Task to complete:
Look through the data below. Pick out the lines holding the string "this".

Input:
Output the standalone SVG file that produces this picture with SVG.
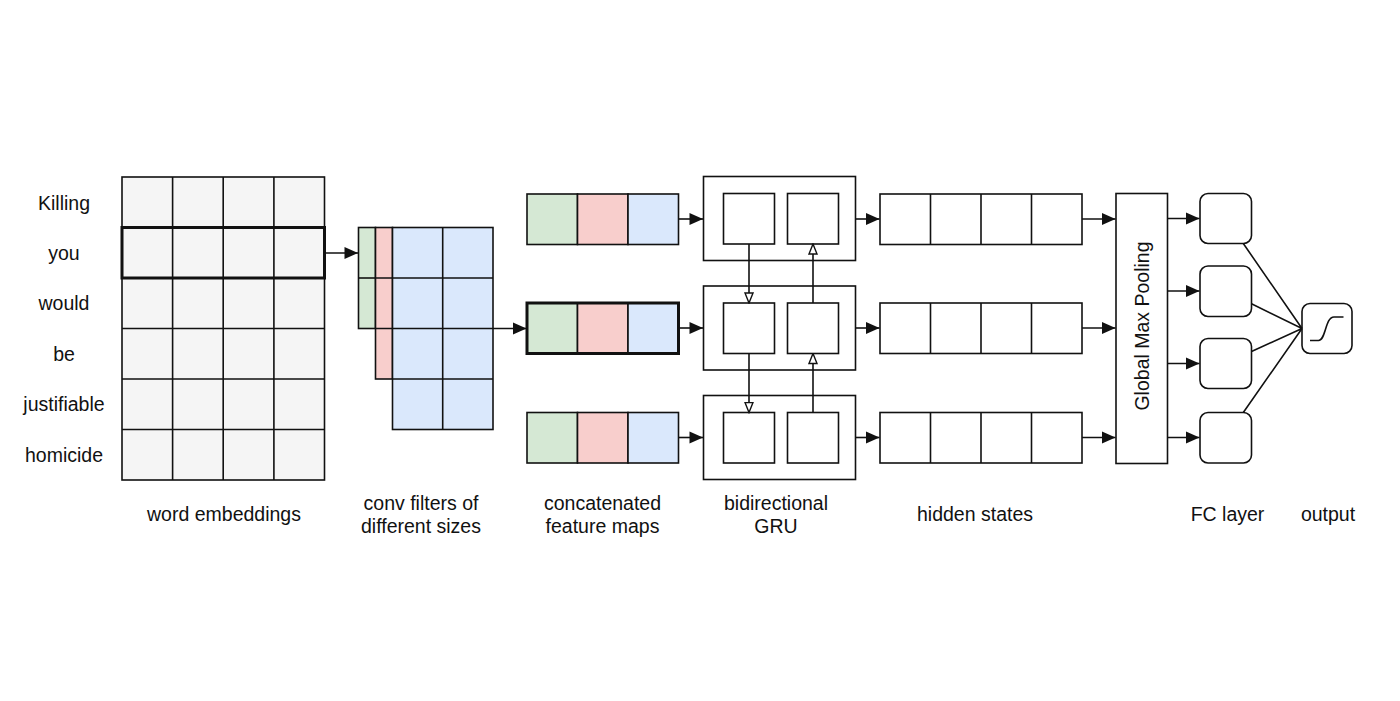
<svg xmlns="http://www.w3.org/2000/svg" width="1400" height="701" viewBox="0 0 1400 701">
<style>
text{font-family:"Liberation Sans",Arial,sans-serif;font-size:19.5px;fill:#111;text-anchor:middle}
.c{stroke:#111;stroke-width:1.6}
.g{fill:#f5f5f5}
.gr{fill:#d5e8d4}
.rd{fill:#f8cecc}
.bl{fill:#dae8fc}
.w{fill:#fff}
.n{fill:none}
.thick{fill:none;stroke:#111;stroke-width:3}
.ln{fill:none;stroke:#111;stroke-width:1.6}
</style>
<defs>
<marker id="ah" markerUnits="userSpaceOnUse" markerWidth="16" markerHeight="14" refX="14.5" refY="7" orient="auto">
<path d="M1,1 L14.5,7 L1,13 z" fill="#111"/>
</marker>
<marker id="oh" markerUnits="userSpaceOnUse" markerWidth="12" markerHeight="12" refX="11" refY="5" orient="auto">
<path d="M1,1 L11,5 L1,9 z" fill="#fff" stroke="#111" stroke-width="1.4"/>
</marker>
</defs>
<rect width="1400" height="701" fill="#fff"/>

<g id="words">
<text x="64" y="209.5">Killing</text>
<text x="64" y="259.5">you</text>
<text x="64" y="310">would</text>
<text x="64" y="360.5">be</text>
<text x="64" y="411">justifiable</text>
<text x="64" y="461.5">homicide</text>
</g>

<g id="embeddings">
<rect class="c g" x="122" y="177" width="202.5" height="303"/>
<path class="ln" d="M172.6 177V480M223.2 177V480M273.9 177V480M122 227.5H324.5M122 278H324.5M122 328.5H324.5M122 379H324.5M122 429.5H324.5"/>
<rect class="thick" x="122" y="227.5" width="202.5" height="50.5"/>
<text x="224" y="521">word embeddings</text>
</g>

<g id="conv-filters">
<rect class="c gr" x="358.5" y="227.5" width="17" height="101"/>
<path class="ln" d="M358.5 278H375.5"/>
<rect class="c rd" x="375.5" y="227.5" width="17" height="151.5"/>
<path class="ln" d="M375.5 278H392.5M375.5 328.5H392.5"/>
<rect class="c bl" x="392.5" y="227.5" width="100.5" height="202"/>
<path class="ln" d="M442.7 227.5V429.5M392.5 278H493M392.5 328.5H493M392.5 379H493"/>
<text x="421" y="510">conv filters of</text>
<text x="421" y="533">different sizes</text>
</g>

<g id="feature-maps">
<rect class="c gr" x="527" y="194" width="50.5" height="50.5"/>
<rect class="c rd" x="577.5" y="194" width="50.5" height="50.5"/>
<rect class="c bl" x="628" y="194" width="50.5" height="50.5"/>
<rect class="c gr" x="527" y="303" width="50.5" height="50.5"/>
<rect class="c rd" x="577.5" y="303" width="50.5" height="50.5"/>
<rect class="c bl" x="628" y="303" width="50.5" height="50.5"/>
<rect class="thick" x="527" y="303" width="151.5" height="50.5"/>
<rect class="c gr" x="527" y="412.5" width="50.5" height="50.5"/>
<rect class="c rd" x="577.5" y="412.5" width="50.5" height="50.5"/>
<rect class="c bl" x="628" y="412.5" width="50.5" height="50.5"/>
<text x="602.5" y="510">concatenated</text>
<text x="602.5" y="533">feature maps</text>
</g>

<g id="gru">
<rect class="c w" x="703.5" y="176.5" width="152" height="84"/>
<rect class="c w" x="723.5" y="193.5" width="51" height="50.5"/>
<rect class="c w" x="787.5" y="193.5" width="51" height="50.5"/>
<rect class="c w" x="703.5" y="286" width="152" height="84"/>
<rect class="c w" x="723.5" y="303" width="51" height="50.5"/>
<rect class="c w" x="787.5" y="303" width="51" height="50.5"/>
<rect class="c w" x="703.5" y="395.5" width="152" height="84"/>
<rect class="c w" x="723.5" y="412.5" width="51" height="50.5"/>
<rect class="c w" x="787.5" y="412.5" width="51" height="50.5"/>
<text x="776" y="510">bidirectional</text>
<text x="776" y="533">GRU</text>
</g>

<g id="hidden-states">
<rect class="c w" x="880" y="194" width="202" height="50.5"/>
<path class="ln" d="M930.5 194V244.5M981 194V244.5M1031.5 194V244.5"/>
<rect class="c w" x="880" y="303" width="202" height="50.5"/>
<path class="ln" d="M930.5 303V353.5M981 303V353.5M1031.5 303V353.5"/>
<rect class="c w" x="880" y="412.5" width="202" height="50.5"/>
<path class="ln" d="M930.5 412.5V463M981 412.5V463M1031.5 412.5V463"/>
<text x="975" y="521">hidden states</text>
</g>

<g id="global-max-pooling">
<rect class="c w" x="1116" y="193.5" width="51.5" height="270"/>
<text transform="translate(1149 326) rotate(-90)">Global Max Pooling</text>
</g>

<g id="fc-layer">
<rect class="c w" x="1200" y="193.5" width="51.5" height="50" rx="8"/>
<rect class="c w" x="1200" y="266" width="51.5" height="50.5" rx="8"/>
<rect class="c w" x="1200" y="338.5" width="51.5" height="50" rx="8"/>
<rect class="c w" x="1200" y="412.5" width="51.5" height="50.5" rx="8"/>
<text x="1227.5" y="521">FC layer</text>
</g>

<g id="output">
<rect class="c w" x="1302" y="303.5" width="50" height="50" rx="8"/>
<path class="ln" d="M1310 340.5H1318.5C1326 340.5 1325 317 1334 317H1343.5"/>
<text x="1328" y="521">output</text>
</g>

<g id="connectors">
<path class="ln" d="M324.5 253H358" marker-end="url(#ah)"/>
<path class="ln" d="M493 328.5H526.5" marker-end="url(#ah)"/>
<path class="ln" d="M678.5 219H703" marker-end="url(#ah)"/>
<path class="ln" d="M678.5 328H703" marker-end="url(#ah)"/>
<path class="ln" d="M678.5 437.5H703" marker-end="url(#ah)"/>
<path class="ln" d="M749 244V303" marker-end="url(#oh)"/>
<path class="ln" d="M749 353.5V412.5" marker-end="url(#oh)"/>
<path class="ln" d="M813 303V244" marker-end="url(#oh)"/>
<path class="ln" d="M813 412.5V353.5" marker-end="url(#oh)"/>
<path class="ln" d="M855.5 219H879.5" marker-end="url(#ah)"/>
<path class="ln" d="M855.5 328H879.5" marker-end="url(#ah)"/>
<path class="ln" d="M855.5 437.5H879.5" marker-end="url(#ah)"/>
<path class="ln" d="M1082 219H1115.5" marker-end="url(#ah)"/>
<path class="ln" d="M1082 328H1115.5" marker-end="url(#ah)"/>
<path class="ln" d="M1082 437.5H1115.5" marker-end="url(#ah)"/>
<path class="ln" d="M1167.5 218.5H1199.5" marker-end="url(#ah)"/>
<path class="ln" d="M1167.5 291H1199.5" marker-end="url(#ah)"/>
<path class="ln" d="M1167.5 363.5H1199.5" marker-end="url(#ah)"/>
<path class="ln" d="M1167.5 437.5H1199.5" marker-end="url(#ah)"/>
<path class="ln" d="M1243.3 243.5L1302 328.5M1251.5 303.7L1302 328.5M1251.5 351.5L1302 328.5M1243.3 412.5L1302 328.5"/>
</g>
</svg>
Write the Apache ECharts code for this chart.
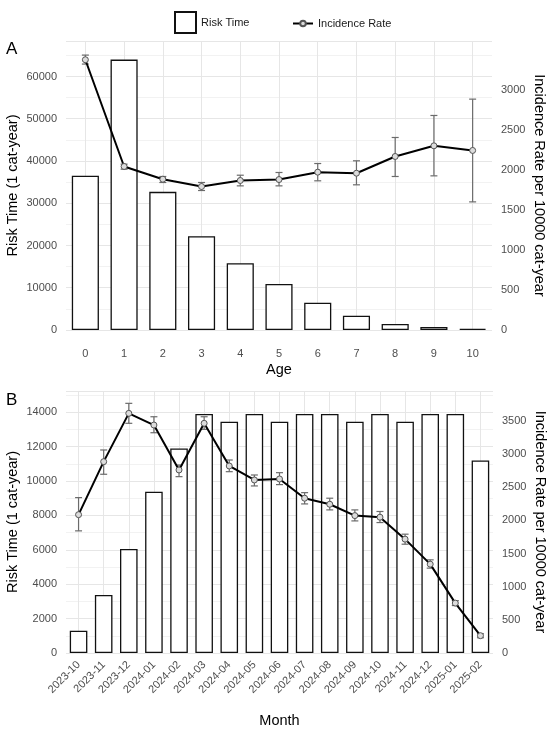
<!DOCTYPE html>
<html>
<head>
<meta charset="utf-8">
<script src="https://cdn.jsdelivr.net/npm/echarts@6/dist/echarts.min.js"></script>
<style>
  html, body { margin: 0; padding: 0; background: #fff; }
  #chart { width: 550px; height: 731px; }
</style>
</head>
<body>
<div id="chart"></div>
<script>
// panel A: by age
var ageCats = ['0', '1', '2', '3', '4', '5', '6', '7', '8', '9', '10'];
var ageRisk = [36500, 64000, 32700, 22200, 15800, 10900, 6470, 3390, 1420, 710, 300];
var ageRate = [3375, 2042, 1883, 1792, 1867, 1879, 1971, 1958, 2167, 2300, 2242];
var ageLow = [3321, 2008, 1842, 1742, 1800, 1800, 1863, 1813, 1917, 1925, 1600];
var ageHigh = [3433, 2071, 1917, 1842, 1933, 1967, 2079, 2113, 2404, 2679, 2883];

// panel B: by month
var monthCats = ['2023-10', '2023-11', '2023-12', '2024-01', '2024-02', '2024-03', '2024-04', '2024-05',
  '2024-06', '2024-07', '2024-08', '2024-09', '2024-10', '2024-11', '2024-12', '2025-01', '2025-02'];
var monthRisk = [1300, 3380, 6050, 9380, 11900, 13900, 13450, 13900, 13450, 13900, 13900, 13450, 13900,
  13450, 13900, 13900, 11200];
var monthRate = [2085, 2884, 3612, 3436, 2759, 3462, 2819, 2608, 2623, 2333, 2242, 2071, 2047, 1716, 1339, 752, 261];
var monthLow = [1841, 2694, 3462, 3320, 2658, 3371, 2733, 2518, 2538, 2247, 2157, 1991, 1966, 1640, 1279, 715, 230];
var monthHigh = [2342, 3060, 3763, 3561, 2834, 3561, 2909, 2683, 2718, 2417, 2333, 2157, 2133, 1791, 1404, 790, 290];

var FONT = "'Liberation Sans', Arial, sans-serif";
var TICK = '#4d4d4d';

function errData(low, high) {
  var out = [];
  for (var i = 0; i < low.length; i++) out.push([i, low[i], high[i]]);
  return out;
}

// error bars with little caps
function renderErr(params, api) {
  var x = api.value(0);
  var top = api.coord([x, api.value(2)]);
  var bot = api.coord([x, api.value(1)]);
  var w = 3.5;
  var st = { stroke: '#6b6b6b', lineWidth: 1.2 };
  return {
    type: 'group',
    children: [
      { type: 'line', shape: { x1: top[0], y1: top[1], x2: bot[0], y2: bot[1] }, style: st },
      { type: 'line', shape: { x1: top[0] - w, y1: top[1], x2: top[0] + w, y2: top[1] }, style: st },
      { type: 'line', shape: { x1: bot[0] - w, y1: bot[1], x2: bot[0] + w, y2: bot[1] }, style: st }
    ]
  };
}

function xAxisOf(grid, cats, name, gap, rotate, margin) {
  return {
    type: 'category',
    gridIndex: grid,
    data: cats,
    name: name,
    nameLocation: 'middle',
    nameGap: gap,
    nameMoveOverlap: false,
    nameTextStyle: { fontFamily: FONT, fontSize: 14.5, color: '#000' },
    axisLine: { show: false },
    axisTick: { show: false },
    axisLabel: { fontFamily: FONT, fontSize: 11, color: TICK, rotate: rotate, margin: margin, interval: 0 },
    splitLine: { show: true, alignWithLabel: true, lineStyle: { color: '#e6e6e6', width: 1 } }
  };
}

function leftAxis(grid, max, step) {
  return {
    type: 'value',
    gridIndex: grid,
    min: 0,
    max: max,
    interval: step / 2,
    name: 'Risk Time (1 cat-year)',
    nameLocation: 'middle',
    nameGap: 46,
    nameMoveOverlap: false,
    nameTextStyle: { fontFamily: FONT, fontSize: 14.5, color: '#000' },
    axisLine: { show: false },
    axisTick: { show: false },
    axisLabel: {
      fontFamily: FONT, fontSize: 11, color: TICK, margin: 9,
      formatter: function (v) { return v % step === 0 ? String(v) : ''; }
    },
    splitLine: { show: true, lineStyle: { color: ['#e6e6e6', '#f2f2f2'], width: 1 } }
  };
}

function rightAxis(grid, max, lastLabel) {
  return {
    type: 'value',
    gridIndex: grid,
    position: 'right',
    min: 0,
    max: max,
    interval: 500,
    name: 'Incidence Rate per 10000 cat-year',
    nameLocation: 'middle',
    nameRotate: -90,
    nameGap: 39,
    nameMoveOverlap: false,
    nameTextStyle: { fontFamily: FONT, fontSize: 14.5, color: '#000' },
    axisLine: { show: false },
    axisTick: { show: false },
    axisLabel: {
      fontFamily: FONT, fontSize: 11, color: TICK, margin: 9,
      formatter: function (v) { return (v % 500 === 0 && v <= lastLabel) ? String(v) : ''; }
    },
    splitLine: { show: false }
  };
}

function panelSeries(xi, yl, yr, risk, rate, low, high) {
  return [
    {
      name: 'Risk Time',
      type: 'bar',
      xAxisIndex: xi,
      yAxisIndex: yl,
      barWidth: '70%',
      data: risk,
      itemStyle: { color: '#fff', borderColor: '#111', borderWidth: 1.3 },
      z: 2
    },
    {
      name: 'err' + xi,
      type: 'custom',
      xAxisIndex: xi,
      yAxisIndex: yr,
      renderItem: renderErr,
      encode: { x: 0, y: [1, 2] },
      data: errData(low, high),
      z: 3
    },
    {
      name: 'Incidence Rate',
      type: 'line',
      xAxisIndex: xi,
      yAxisIndex: yr,
      data: rate,
      symbol: 'circle',
      symbolSize: 6,
      lineStyle: { color: '#000', width: 2 },
      itemStyle: { color: '#dcdcdc', borderColor: '#555', borderWidth: 1 },
      z: 4
    }
  ];
}

var myChart = echarts.init(document.getElementById('chart'));

var option = {
  animation: false,
  backgroundColor: '#fff',
  textStyle: { fontFamily: FONT },
  legend: [
    {
      data: ['Risk Time'],
      left: 169,
      top: 6,
      itemWidth: 21,
      itemHeight: 21,
      icon: 'rect',
      textStyle: { fontFamily: FONT, fontSize: 11, color: '#1a1a1a' }
    },
    {
      data: ['Incidence Rate'],
      left: 287,
      top: 13,
      itemWidth: 20,
      itemHeight: 7,
      textStyle: { fontFamily: FONT, fontSize: 11, color: '#1a1a1a' }
    }
  ],
  graphic: [
    { type: 'text', left: 6, top: 41, style: { text: 'A', font: '17px ' + FONT, fill: '#000' } },
    { type: 'text', left: 6, top: 392, style: { text: 'B', font: '17px ' + FONT, fill: '#000' } }
  ],
  grid: [
    { left: 66, right: 58, top: 41, height: 289, outerBoundsMode: 'none', containLabel: false },
    { left: 66, right: 57, top: 391, height: 262, outerBoundsMode: 'none', containLabel: false }
  ],
  xAxis: [
    xAxisOf(0, ageCats, 'Age', 32, 0, 18),
    xAxisOf(1, monthCats, 'Month', 60, 45, 10)
  ],
  yAxis: [
    leftAxis(0, 68400, 10000),
    rightAxis(0, 3609, 3000),
    leftAxis(1, 15240, 2000),
    rightAxis(1, 3949, 3500)
  ],
  series: panelSeries(0, 0, 1, ageRisk, ageRate, ageLow, ageHigh)
    .concat(panelSeries(1, 2, 3, monthRisk, monthRate, monthLow, monthHigh))
};

option && myChart.setOption(option);
</script>
</body>
</html>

Worked solution:
Output the standalone SVG file that produces this picture with SVG.
Write the Apache ECharts code for this chart.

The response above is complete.